What is a Learning Landscape?
Learning Landscape schoolyard-design reflects the unique culture and history of the people, the school, and the neighborhood it serves while providing opportunities for physical activity, socialization & creative play. The distinctive elements of Learning Landscape schoolyards include:
- Community gateways and gathering spaces
- Public art works
- Age-appropriate play equipment
- Grass playing fields
- Colorful structured & unstructured asphalt games
- Custom shade structures
- Vegetable gardens
- Habitat areas/nature play
On Learning Landscape schoolyards, students interact with educational elements such as fractions, historical timelines, common words, and quotes to help students learn as they play.
What We Do
With a budget of approximately $450,000 per playground, Learning Landscapes leads UCD students, elementary schools, and community members in the redesign of schoolyards into fun, multi-use parks designed to reflect the culture of the surrounding community.
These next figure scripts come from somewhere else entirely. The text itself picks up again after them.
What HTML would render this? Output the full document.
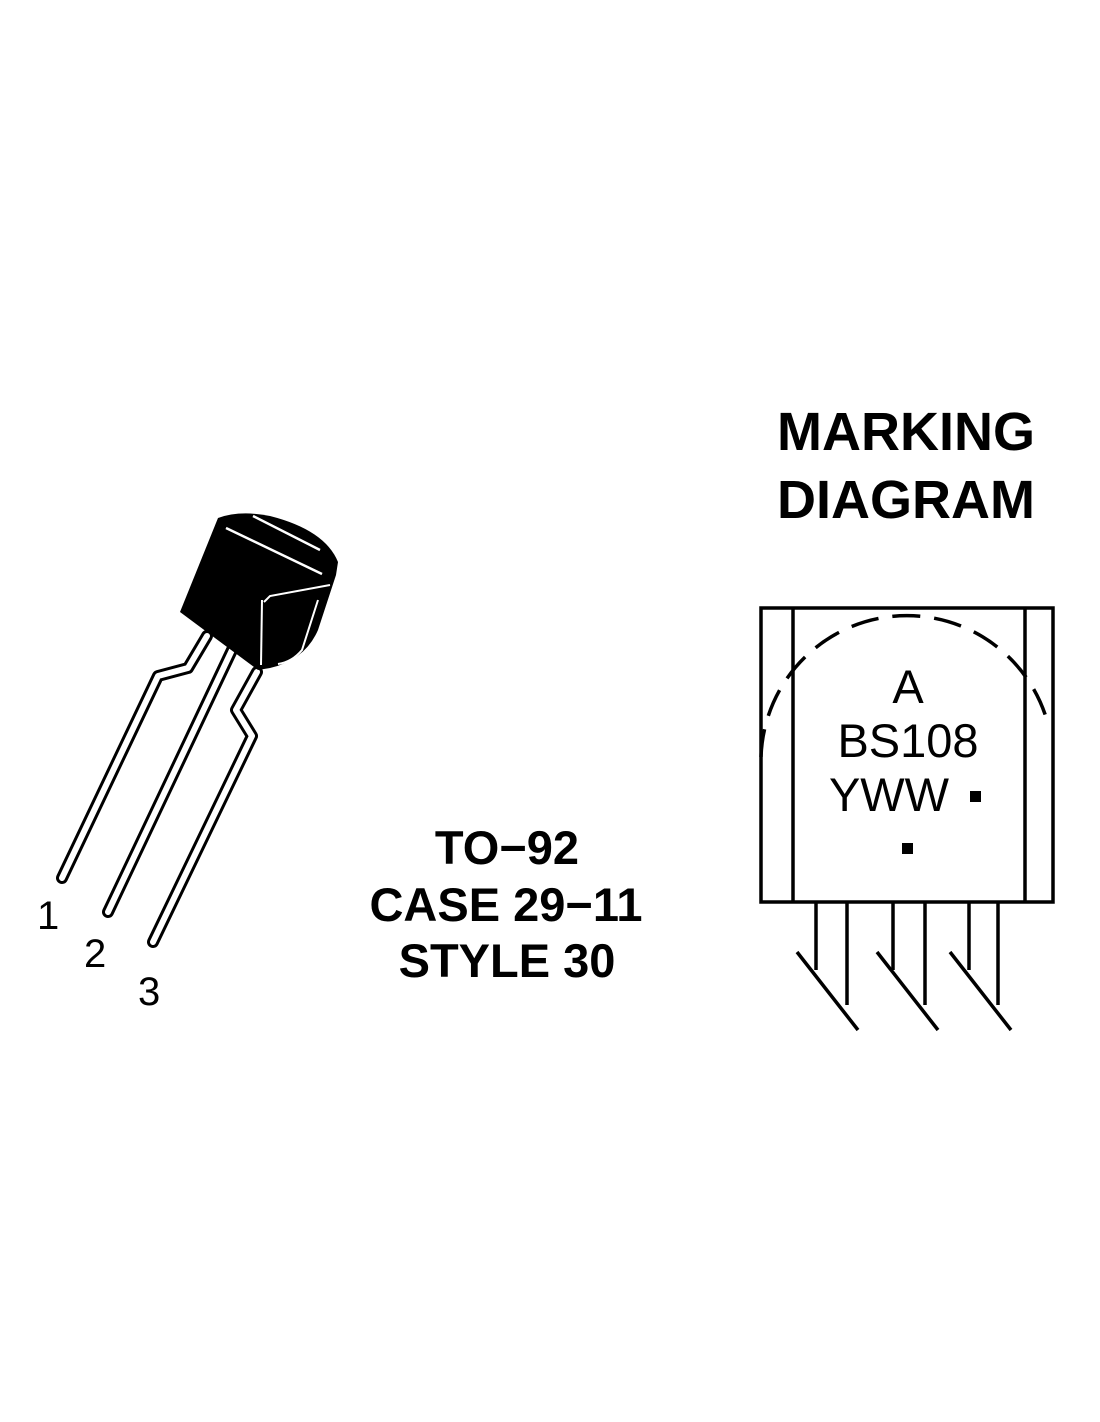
<!DOCTYPE html>
<html><head><style>
html,body{margin:0;padding:0;background:#fff;}
svg{display:block}
</style></head><body>
<svg width="1100" height="1422" viewBox="0 0 1100 1422" xmlns="http://www.w3.org/2000/svg">
<rect width="1100" height="1422" fill="#fff"/>
<!-- leads -->
<g fill="none" stroke-linecap="round" stroke-linejoin="round">
<g stroke="#000" stroke-width="12">
<path d="M207,636 L188,668 L158,676 L62,878"/>
<path d="M232,650 L108,912"/>
<path d="M257,672 L236,710 L252,736 L153,942"/>
</g>
<g stroke="#fff" stroke-width="6">
<path d="M207,636 L188,668 L158,676 L62,878"/>
<path d="M232,650 L108,912"/>
<path d="M257,672 L236,710 L252,736 L153,942"/>
</g>
</g>
<!-- body -->
<path d="M218,518 Q240,510 270,516 Q325,530 338,562 L336,575 L318,630 Q305,660 270,668 L258,670 L180,612 Z" fill="#000"/>
<path d="M226,528 L322,574" stroke="#fff" stroke-width="2.5"/>
<path d="M253,516 L320,550" stroke="#fff" stroke-width="2.5"/>
<path d="M264,602 L270,596 L330,585" stroke="#fff" stroke-width="2" fill="none"/>
<path d="M262,600 L261,665" stroke="#fff" stroke-width="2"/>
<path d="M318,600 L302,650 Q292,662 278,664" stroke="#fff" stroke-width="2" fill="none"/>
<g font-family="Liberation Sans, sans-serif" font-size="40" fill="#000">
<text x="37" y="929">1</text>
<text x="84" y="967">2</text>
<text x="138" y="1005">3</text>
</g>
<!-- center text -->
<g font-family="Liberation Sans, sans-serif" font-weight="bold" font-size="47" text-anchor="middle" fill="#000">
<text x="507" y="864">TO−92</text>
<text x="506" y="921">CASE 29−11</text>
<text x="507" y="977">STYLE 30</text>
</g>
<g font-family="Liberation Sans, sans-serif" font-weight="bold" font-size="54" text-anchor="middle" fill="#000">
<text x="906" y="450">MARKING</text>
<text x="906" y="518">DIAGRAM</text>
</g>
<!-- marking diagram -->
<g stroke="#000" stroke-width="3.5" fill="none">
<rect x="761" y="608" width="292" height="294"/>
<line x1="793" y1="608" x2="793" y2="902"/>
<line x1="1025" y1="608" x2="1025" y2="902"/>
<path d="M761,757 A146,146 0 0 1 1049,728" stroke-dasharray="28,14"/>
<line x1="816" y1="902" x2="816" y2="970"/>
<line x1="847" y1="902" x2="847" y2="1005"/>
<line x1="893" y1="902" x2="893" y2="970"/>
<line x1="925" y1="902" x2="925" y2="1005"/>
<line x1="969" y1="902" x2="969" y2="970"/>
<line x1="998" y1="902" x2="998" y2="1005"/>
<line x1="797" y1="952" x2="858" y2="1030"/>
<line x1="877" y1="952" x2="938" y2="1030"/>
<line x1="950" y1="952" x2="1011" y2="1030"/>
</g>
<g font-family="Liberation Sans, sans-serif" font-size="47" text-anchor="middle" fill="#000">
<text x="908" y="703">A</text>
<text x="908" y="757">BS108</text>
<text x="889" y="811">YWW</text>
</g>
<rect x="970" y="791" width="11" height="11" fill="#000"/>
<rect x="902" y="843" width="11" height="11" fill="#000"/>
</svg>
</body></html>
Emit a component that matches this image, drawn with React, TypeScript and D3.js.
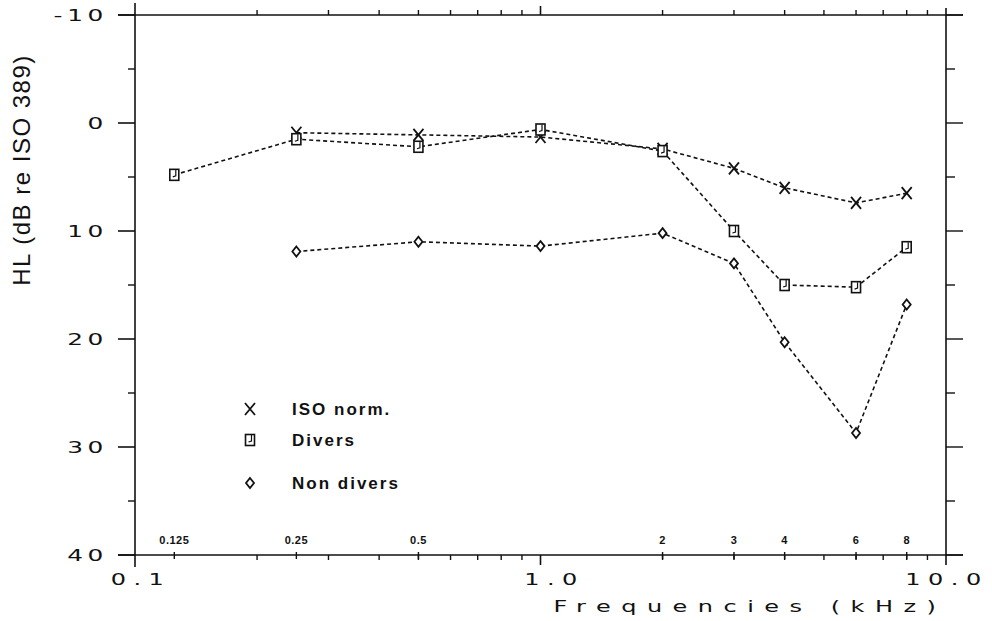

The Learning Landscapes project helps reconnect communities with neighborhood schools. The graduate students gain meaningful, hands-on experience working with the community by creating master plans and designs for a Learning Landscapes schoolyard.
How We Do It
By listening and actively involving the school community throughout the planning, design, construction, and maintenance of the Learning Landscape schoolyard. Each school is asked to form a Learning Landscape team to help inform design and programming decisions as well as keep a watchful eye for vandalism and maintenance issues after construction is complete. The Learning Landscapes team recruits students, parents and surrounding community help to build, maintain and improve the Learning Landscape. Each new Learning Landscape has a volunteer build day where the school and community volunteers develop a sense of ownership and civic pride by creating outdoor artwork planting gardens, laying sod, or building play equipment. We document and distribute site-specific resources for educators and community members on the outdoor educational elements unique to each Learning Landscape schoolyard. Promoting the programmatic use of the Learning Landscape is critical for the long-term viability and sustainability of these projects.
- Every elementary Denver Public School yard (96) has been transformed into a vibrant & healthy play space.
- Learning Landscape schoolyards are neighborhood parks used by the community on weekends and afterschool.
- Learning Landscape schoolyards challenge the existing concept of traditional schoolyards.
- Studies show Learning Landscapes increase physical activity and socialization skills in children.
To ensure innovation and affordability, Learning Landscape schoolyards are collaboratively designed by graduate students at the University of Colorado, College of Architecture and Planning, the school district, local elementary schools and communities. Elementary school students participate in the design process by creating drawings that illustrate their vision for a new playground.
We involve the community in all phases of development, building stewardship of the Learning Landscape. The many people participating in Learning Landscape projects sends the essential message to the children and families of each community: “We believe in you!”
The first Learning Landscape was built at Bromwell Elementary School in 1998 as the result of a six-year collaboration of parents, students, staff, faculty, neighbors, local businesses and University of Colorado Denver (UCD) landscape architecture graduate students. What began as a vast expanse of asphalt and pea gravel on the Bromwell playground was transformed into an active and aesthetically pleasing place for learning and physical activity. Bromwell’s schoolyard renovation project coincided with the end of mandatory busing at Denver Public Schools (DPS), which lead to a renewed interest in Denver neighborhood schools, allowing the Bromwell Learning Landscape project to evolve into a citywide urban initiative evoking social change and physical transformation of public grounds.
UCD encourages faculty to connect the campus to the community, and Landscape Architecture Professor Lois Brink’s Learning Landscapes course proved to be a tremendous opportunity for civic engagement. Through Learning Landscapes, UCD graduate students are able to stretch the boundaries of landscape design, engage the community, and gain real-world design experience. In 1999 (UCD) College of Architecture and Planning entered into a formal agreement to plan, design, and help build Learning Landscapes at DPS elementary schools throughout the district. In 2008 Denver voters expressed satisfaction with the program by passing a multi-million dollar bond initiative to fund the redevelopment of every DPS elementary schoolyard into a learning landscape by 2013.